Na verdade, o atrelamento do DEM à locomotiva do PSDB só fazia sentido quando eles tinham um destino comum: a volta ao Palácio do Planalto. Agora, contudo, o PSDB tem dois candidatos, José Serra e o governador mineiro Aécio Neves, e cada um deles caminha em trilho próprio. Ou seja, a disputa interna dos tucanos pela sucessão de Lula implodiu a aliança com os democratas, cujo maior beneficário era Serra. O jogo pretendido pelo governador era apoiar a reeleição de Kassab para que essa fosse a contrapartida principal de um apoio do DEM à sua candidatura à Presidência em 2010. Como tal tática ficou explícita, detoná-la passou a ser importante para Aécio. “É evidente que Aécio não dá a devida importância à manutenção da aliança conosco”, constata Maia. É em Minas que se torna explícita a sensação de que a parcela do PSDB não-paulista, mais ligada ao governador Aécio Neves, prega caminhos diferentes para os tucanos no futuro. Na quarta-feira 12, Aécio esteve em Brasília para uma conversa com o ministro do Desenvolvimento Social, Patrus Ananias. Veio abraçar o conterrâneo Patrus exatamente no dia em que o Ministério que cuida do programa Bolsa Família completou quatro anos. “Política se faz de gestos”, disse Aécio à ISTOÉ, numa frase que bem poderia ter saído da boca de seu avô, Tancredo Neves. Patrus é o maior entrave à tentativa de Aécio se aliar com o prefeito petista de Belo Horizonte, Fernando Pimentel. Os dois querem se unir para apoiar o candidato do PSB, Márcio Lacerda. “Espero que Belo Horizonte seja o embrião de uma nova convergência política para o País”, disse o governador mineiro. Belo Horizonte é a cunha que Aécio pretende fincar para tentar começar a pavimentar um caminho que lhe permita chegar em 2010 como um candidato à Presidência de conciliação, no PSDB, mas sem ser hostilizado por Lula.
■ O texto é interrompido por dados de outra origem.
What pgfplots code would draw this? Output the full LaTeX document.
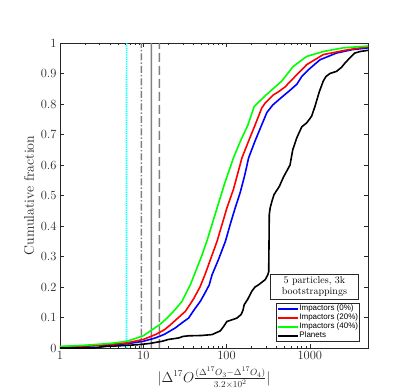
\documentclass[border=0pt]{standalone}
\usepackage{fontspec}
\usepackage{pgfplots}
\pgfplotsset{compat=1.18}
\newfontfamily\legendfont{Liberation Sans}
\definecolor{axgray}{rgb}{0.15,0.15,0.15}
\definecolor{vgray}{rgb}{0.5,0.5,0.5}
\definecolor{vcyan}{rgb}{0,1,1}

\begin{document}
\begin{tikzpicture}
\begin{axis}[
    scale only axis,
    width=308pt,
    height=305pt,
    xmode=log,
    xmin=1, xmax=5000,
    ymin=0, ymax=1,
    xtick={1,10,100,1000},
    xticklabels={1,10,100,1000},
    ytick={0,0.1,0.2,0.3,0.4,0.5,0.6,0.7,0.8,0.9,1},
    yticklabels={0,0.1,0.2,0.3,0.4,0.5,0.6,0.7,0.8,0.9,1},
    tick align=inside,
    major tick length=4pt,
    minor tick length=2pt,
    axis line style={axgray, line width=0.7pt},
    every tick/.append style={axgray, line width=0.5pt},
    tick label style={axgray, font=\fontsize{12.5}{14}\selectfont},
    xlabel={$\Bigl|\Delta^{17}O\frac{(\Delta^{17}O_3-\Delta^{17}O_4)}{3.2\times10^2}\Bigr|$},
    xlabel style={at={(axis description cs:0.5,-0.097)}, anchor=center, font=\fontsize{13.5}{15}\selectfont, axgray},
    ylabel={Cumulative fraction},
    ylabel style={at={(axis description cs:-0.1,0.5)}, anchor=center, font=\fontsize{14}{16}\selectfont, axgray},
    legend cell align=left,
    legend image code/.code={\draw[#1] (0pt,0pt) -- (20pt,0pt);},
    legend style={
        at={(rel axis cs:0.974,0.021)}, anchor=south east,
        font=\legendfont\fontsize{8}{8.7}\selectfont,
        draw=axgray, line width=0.6pt, fill=white,
        inner sep=1pt, row sep=0pt,
        nodes={inner sep=0.6pt, text height=6pt, text depth=1.8pt},
    },
  ]
  % vertical reference lines (x nudged by a hair so the path has width)
  \addplot[forget plot, vcyan, line width=1.6pt, dash pattern=on 1pt off 0.8pt] coordinates {(6.29,0) (6.3,1)};
  \addplot[forget plot, vgray, line width=1.4pt, dash pattern=on 7pt off 2pt on 1.5pt off 2pt] coordinates {(9.49,0) (9.5,1)};
  \addplot[forget plot, vgray, line width=1.6pt] coordinates {(12.49,0) (12.5,1)};
  \addplot[forget plot, vgray, line width=1.4pt, dash pattern=on 9pt off 4pt] coordinates {(15.59,0) (15.6,1)};

  \addplot[blue, line width=1.6pt] coordinates {
    (1,0.003) (2,0.006) (4,0.010) (6.4,0.014) (10,0.022) (14,0.033)
    (18,0.045) (24.3,0.066) (30,0.085) (35,0.098) (42,0.13) (48.4,0.153)
    (55,0.18) (62,0.207) (67,0.24) (80,0.29) (97,0.35) (112,0.41)
    (127,0.459) (146,0.51) (165,0.565) (184,0.623) (221,0.68) (265,0.732)
    (305,0.772) (360,0.797) (450,0.82) (579,0.845) (700,0.865) (800,0.89)
    (960,0.912) (1325,0.945) (2090,0.967) (3200,0.978) (5000,0.984)
  };
  \addlegendentry{Impactors (0\%)}
  \addplot[red, line width=1.6pt] coordinates {
    (1,0.004) (2,0.007) (4,0.012) (6.4,0.017) (10,0.028) (14,0.044)
    (18,0.06) (21.2,0.076) (26,0.098) (32,0.12) (40,0.16) (48,0.2)
    (55,0.24) (77,0.35) (101,0.459) (121,0.52) (153,0.623) (185,0.68)
    (221,0.732) (265,0.787) (291,0.803) (366,0.83) (420,0.84) (500,0.855)
    (665,0.89) (918,0.929) (1452,0.962) (2760,0.977) (5000,0.988)
  };
  \addlegendentry{Impactors (20\%)}
  \addplot[green, line width=1.6pt] coordinates {
    (1,0.005) (2,0.009) (4,0.015) (6.4,0.022) (10,0.04) (12.8,0.06)
    (16,0.078) (19.3,0.098) (24,0.125) (29.2,0.153) (36.7,0.207) (41,0.24)
    (50,0.3) (58,0.35) (77,0.459) (95,0.54) (121,0.623) (146,0.677)
    (180,0.73) (215,0.792) (300,0.83) (380,0.855) (460,0.875) (632,0.923)
    (918,0.956) (1452,0.972) (2500,0.984) (5000,0.99)
  };
  \addlegendentry{Impactors (40\%)}
  \addplot[black, line width=1.6pt] coordinates {
    (1,0) (2.5,0) (3.5,0.005) (5,0.007) (8.8,0.011) (12,0.015) (16.8,0.022)
    (20,0.028) (26.7,0.033) (30,0.038) (35,0.04) (50,0.041) (67,0.044)
    (75,0.05) (84,0.056) (92,0.07) (101,0.087) (115,0.092) (133,0.098)
    (150,0.11) (158,0.125) (163,0.142) (180,0.16) (201,0.186) (220,0.2)
    (242,0.207) (291,0.224) (313,0.24) (321,0.25) (324,0.35) (326,0.437)
    (334,0.459) (350,0.48) (372,0.503) (431,0.53) (482,0.56) (579,0.6)
    (624,0.65) (700,0.69) (800,0.725) (918,0.738) (1052,0.76) (1153,0.792)
    (1300,0.84) (1450,0.875) (1563,0.89) (1745,0.9) (2090,0.907) (2400,0.92)
    (2640,0.934) (3000,0.95) (3470,0.967) (4000,0.972) (5000,0.976)
  };
  \addlegendentry{Planets}

  \node[draw=axgray, line width=0.7pt, fill=white, align=center,
        font=\fontsize{10}{11}\selectfont, inner sep=1.5pt,
        minimum width=88pt, minimum height=25pt]
        at (rel axis cs:0.826,0.2) {5 particles, 3k\\bootstrappings};
\end{axis}
\pgfresetboundingbox
\path[use as bounding box] (-60pt,-43pt) rectangle (355pt,348pt);
\end{tikzpicture}
\end{document}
O presidente do PSDB, senador Sérgio Guerra (PE), tenta minimizar as diferenças com o DEM. Insiste em afirmar que a falta de sintonia nas eleições municipais decorre de problemas localizados. “Nós ainda somos aliados. Temos nossas divergências, sim, até porque somos partidos diferentes. Mas estamos juntos. A eleição municipal tem lógica própria. Creio que saberemos separar isso de forma a não levar essas dificuldades deste ano para a eleição de 2010”, diz Guerra. “Entendo que as eleições municipais têm contextos locais que nem sempre permitem que se acompanhe a linha nacional”, rebate Maia. “Mas, quando o PSDB nacionaliza as peculiaridades locais e parece transformar esse afastamento numa regra, a coisa se complica”, analisa. Diante desse quadro, o presidente do DEM cogita até um salto impensável tempos atrás: apoiar em 2010 o socialista Ciro Gomes. “É preciso que fique claro que não temos apenas duas alternativas: candidatura própria ou aliança com os tucanos”.